I have showed that if $\alpha$ and $\beta$ are closed forms on a smooth manifold $M$, then $\alpha \wedge \beta$ also be closed. Further, if one of $\alpha$ or $\beta$ is exact, than $\alpha \wedge \beta$ is exact.
Than the question ask me to deduce that for $\alpha$ and $\beta$ are closed forms whose cohomology classes are $[\alpha]$ and $\beta$ respectively, there is a well-define cup product
$$\cup :H^p(M) \times H^q(M) \to H^{p+q}(M)$$
given by $[\alpha]\cup[\beta]=[\alpha \wedge \beta]$
Is the question ask me to show that $[\alpha]\cup[\beta]=[\alpha \wedge \beta]$ is well-defined only?

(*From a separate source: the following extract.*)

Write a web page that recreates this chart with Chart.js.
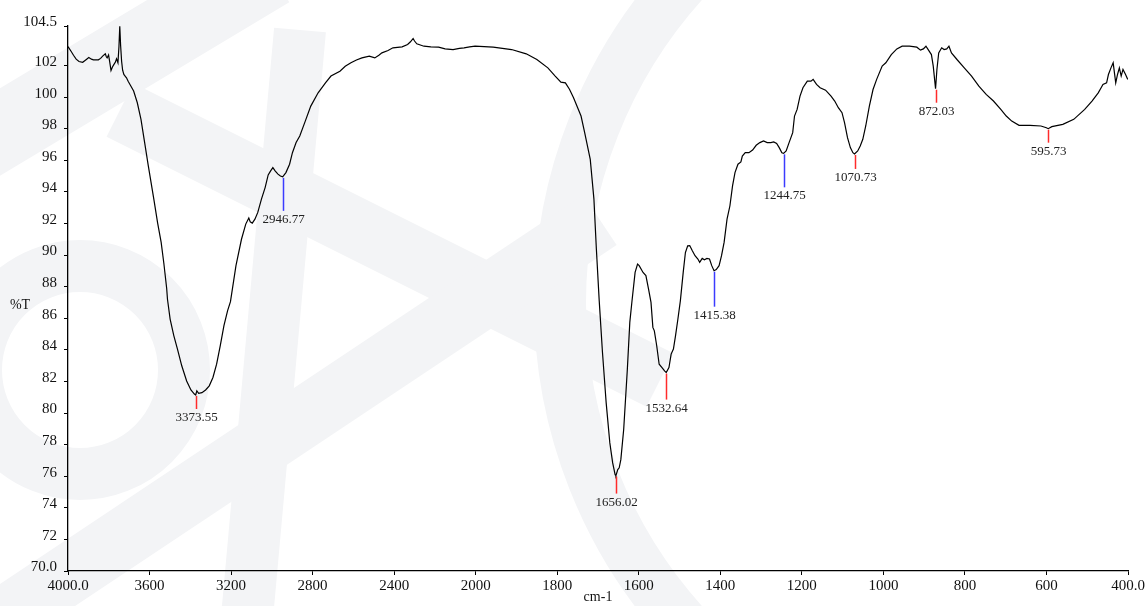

So I pick $[\alpha]=[\alpha^\prime]$ and $[\beta]=[\beta^\prime]$ so that $\alpha = \alpha^\prime +\text{d}a$ and $\beta= \beta^\prime +\text{d}b$ respectively. And work my way through to show that
$$[\alpha]\cup[\beta]=[\alpha \wedge \beta]=[(\alpha^\prime +\text{d}a)\wedge(\beta^\prime +\text{d}b)]= \cdots = [\alpha^\prime]\cup[\beta^\prime]$$
Am I right?
Yes, this is what you're asked to show.